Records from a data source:
- - - - - - -

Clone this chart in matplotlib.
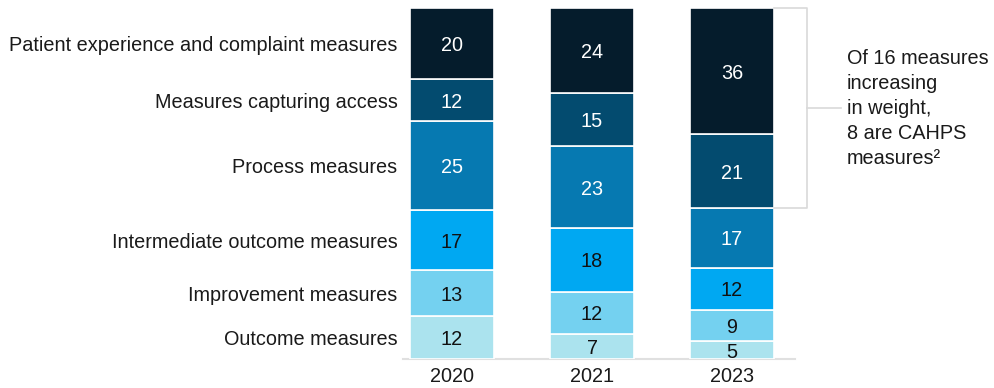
import numpy as np
import matplotlib
matplotlib.use("Agg")
import matplotlib.pyplot as plt

plt.rcParams['font.family'] = ['Liberation Sans', 'DejaVu Sans']

years = ["2020", "2021", "2023"]
categories = [
    "Outcome measures",
    "Improvement measures",
    "Intermediate outcome measures",
    "Process measures",
    "Measures capturing access",
    "Patient experience and complaint measures",
]
# share of weight, bottom to top, one list per category (2020, 2021, 2023)
outcome = [12, 7, 5]
improvement = [13, 12, 9]
intermediate = [17, 18, 12]
process = [25, 23, 17]
access = [12, 15, 21]
patient_exp = [20, 24, 36]

note = "Of 16 measures\nincreasing\nin weight,\n8 are CAHPS\nmeasures²"

colors = ["#abe3ee", "#74d1f0", "#00a8f2", "#0679b1", "#034b6f", "#051c2c"]
text_colors = ["#111111", "#111111", "#111111", "white", "white", "white"]

series = np.array([outcome, improvement, intermediate, process, access, patient_exp], dtype=float)
totals = series.sum(axis=0)
shares = series / totals * 100

fs = 14.3
fig = plt.figure(figsize=(9.94, 3.88), dpi=100)
ax = fig.add_axes([382 / 994, 29 / 388, 420 / 994, 351 / 388])
x = np.arange(len(years))

bottom = np.zeros(len(years))
for i, cat in enumerate(categories):
    ax.bar(x, shares[i], 0.6, bottom=bottom, color=colors[i],
           edgecolor="white", linewidth=1.2)
    for j in range(len(years)):
        ax.text(x[j], bottom[j] + shares[i][j] / 2, str(int(series[i][j])),
                ha="center", va="center_baseline", fontsize=fs, color=text_colors[i])
    # category label next to the 2020 segment
    ax.text(-0.39, bottom[0] + shares[i][0] / 2, cat, ha="right", va="center_baseline",
            fontsize=fs, color="#1a1a1a")
    bottom += shares[i]

# baseline
ax.plot([-0.35, 2.45], [0, 0], color="#e0e0e0", lw=1.5, clip_on=False, zorder=0)

# bracket on the 2023 bar
low = shares[:4, 2].sum()
mid = (100 + low) / 2
bx = 2.536
ax.plot([2.3, bx, bx, 2.3], [100, 100, low, low], color="#d9d9d9", lw=1.2, clip_on=False)
ax.plot([bx, 2.78], [mid, mid], color="#d9d9d9", lw=1.2, clip_on=False)
ax.text(2.82, mid, note, ha="left", va="center", fontsize=fs, color="#1a1a1a",
        linespacing=1.4)

ax.set_xlim(-0.5, 2.5)
ax.set_ylim(0, 100)
ax.set_xticks(x)
ax.set_xticklabels(years, fontsize=fs, color="#1a1a1a")
ax.tick_params(axis="x", length=0, pad=6)
ax.set_yticks([])
for s in ax.spines.values():
    s.set_visible(False)

fig.savefig("out.png", dpi=100)
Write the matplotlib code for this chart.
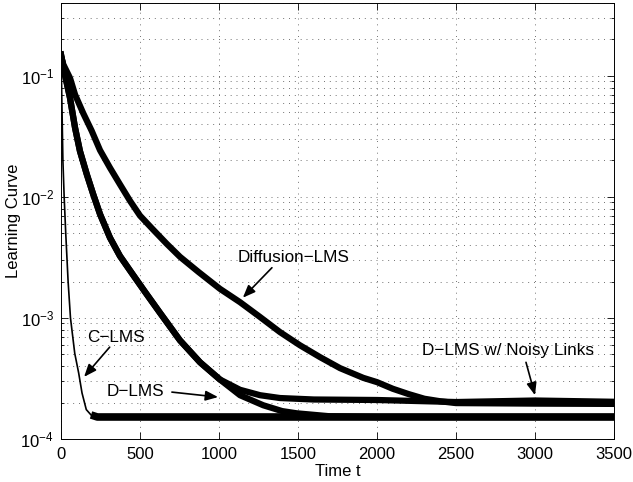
import matplotlib.pyplot as plt
from matplotlib.ticker import LogLocator, MultipleLocator, NullFormatter

plt.rcParams["font.family"] = ["Liberation Sans", "DejaVu Sans"]
plt.rcParams["mathtext.fontset"] = "custom"
plt.rcParams["mathtext.rm"] = "Liberation Sans"
plt.rcParams["font.size"] = 12


# curves (time, learning curve value)

clms_t = [0, 12, 20, 30, 45, 60, 87, 112, 133, 160, 190, 230, 3500]
clms_v = [0.16, 0.02, 1e-2, 5e-3, 2e-3, 1e-3, 5.1e-4, 3.5e-4, 2.4e-4,
          1.75e-4, 1.58e-4, 1.52e-4, 1.52e-4]

dlms_t = [0, 25, 57, 89, 120, 163, 204, 247, 310, 373, 447, 532, 627, 753,
          880, 1006, 1133, 1280, 1400, 1492, 1703, 2000, 3500]
dlms_v = [0.15, 0.102, 0.0657, 0.0372, 0.0239, 0.0154, 0.0105, 7.2e-3,
          4.6e-3, 3.25e-3, 2.36e-3, 1.64e-3, 1.1e-3, 6.53e-4, 4.3e-4, 3.1e-4,
          2.3e-4, 1.9e-4, 1.7e-4, 1.63e-4, 1.54e-4, 1.52e-4, 1.52e-4]

noisy_t = [0, 25, 57, 89, 120, 163, 204, 247, 310, 373, 447, 532, 627, 753,
           880, 1006, 1133, 1260, 1386, 1600, 2000, 2500, 3000, 3500]
noisy_v = [0.15, 0.102, 0.0657, 0.0372, 0.0239, 0.0154, 0.0105, 7.2e-3,
           4.6e-3, 3.25e-3, 2.36e-3, 1.64e-3, 1.1e-3, 6.53e-4, 4.3e-4, 3.1e-4,
           2.55e-4, 2.3e-4, 2.18e-4, 2.12e-4, 2.1e-4, 2.02e-4, 2.08e-4, 2.03e-4]

diff_t = [0, 15, 57, 89, 141, 194, 247, 310, 373, 437, 500, 584, 669, 753,
          870, 1006, 1133, 1259, 1386, 1513, 1639, 1766, 1913, 2000, 2100,
          2200, 2300, 2400, 2500, 3000, 3500]
diff_v = [0.145, 0.124, 0.096, 0.070, 0.049, 0.0352, 0.0243, 0.0174, 0.0127,
          9.27e-3, 7.0e-3, 5.35e-3, 4.1e-3, 3.2e-3, 2.4e-3, 1.74e-3,
          1.35e-3, 1.02e-3, 7.64e-4, 5.94e-4, 4.75e-4, 3.85e-4, 3.2e-4,
          2.95e-4, 2.6e-4, 2.35e-4, 2.15e-4, 2.05e-4, 1.98e-4, 1.96e-4, 1.95e-4]


fig = plt.figure(figsize=(6.33, 4.82), dpi=100)
ax = fig.add_axes([61 / 633, 43 / 482, 553 / 633, 436 / 482])

# thin steep drop for C-LMS, thick noisy floor after it
ax.plot(clms_t, clms_v, color="k", lw=1.2)
ax.plot(clms_t[10:], clms_v[10:], color="k", lw=5.5, solid_capstyle="butt")

ax.plot(dlms_t, dlms_v, color="k", lw=4.5)
ax.plot(noisy_t, noisy_v, color="k", lw=4.5)
ax.plot(diff_t, diff_v, color="k", lw=4.5)

ax.set_yscale("log")
ax.set_xlim(0, 3500)
ax.set_ylim(1e-4, 0.4)

ax.xaxis.set_major_locator(MultipleLocator(500))
ax.yaxis.set_major_locator(LogLocator(base=10, numticks=10))
ax.yaxis.set_minor_locator(LogLocator(base=10, subs=range(2, 10), numticks=20))
ax.yaxis.set_minor_formatter(NullFormatter())

ax.tick_params(which="both", direction="in", top=True, right=True,
               labelsize=12, width=0.6)
ax.tick_params(which="major", length=5)
ax.tick_params(which="minor", length=2.5)
ax.tick_params(axis="x", pad=6)
ax.tick_params(axis="y", pad=5)

grid_style = dict(color="0.45", lw=0.7, linestyle=(0, (1, 5)))
ax.grid(True, which="major", axis="x", **grid_style)
ax.grid(True, which="both", axis="y", **grid_style)

for s in ax.spines.values():
    s.set_linewidth(0.7)

ax.set_xlabel("Time t", fontsize=12, labelpad=1)
ax.set_ylabel("Learning Curve", fontsize=12)
ax.yaxis.set_label_coords(-0.072, 0.5)

# labels and arrows
arrow = dict(arrowstyle="-|>,head_length=0.5,head_width=0.2",
             color="k", lw=1.2, mutation_scale=15, shrinkA=0, shrinkB=0)

ax.text(1472, 3.16e-3, "Diffusion\u2212LMS", ha="center", va="center", fontsize=12.3)
ax.annotate("", xy=(1151, 1.47e-3), xytext=(1335, 2.6e-3), arrowprops=arrow)

ax.text(350, 6.85e-4, "C\u2212LMS", ha="center", va="center", fontsize=12.3)
ax.annotate("", xy=(146, 3.26e-4), xytext=(308, 5.74e-4), arrowprops=arrow)

ax.text(474, 2.45e-4, "D\u2212LMS", ha="center", va="center", fontsize=12.3)
ax.annotate("", xy=(994, 2.22e-4), xytext=(702, 2.44e-4), arrowprops=arrow)

ax.text(2826, 5.4e-4, "D\u2212LMS w/ Noisy Links", ha="center", va="center",
        fontsize=12.3)
ax.annotate("", xy=(3000, 2.3e-4), xytext=(2943, 4.3e-4), arrowprops=arrow)

fig.savefig("out.png", dpi=100)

- - - - - - -

§ What the task requires
Please transcribe, word for word, every line from the first line of the records above through the line containing "plt.rcParams['font.family'] = ['Liberation", and leave out any pictures.

§ Task answer
Clone this chart in matplotlib.
import numpy as np
import matplotlib
matplotlib.use("Agg")
import matplotlib.pyplot as plt

plt.rcParams['font.family'] = ['Liberation Sans', 'DejaVu Sans']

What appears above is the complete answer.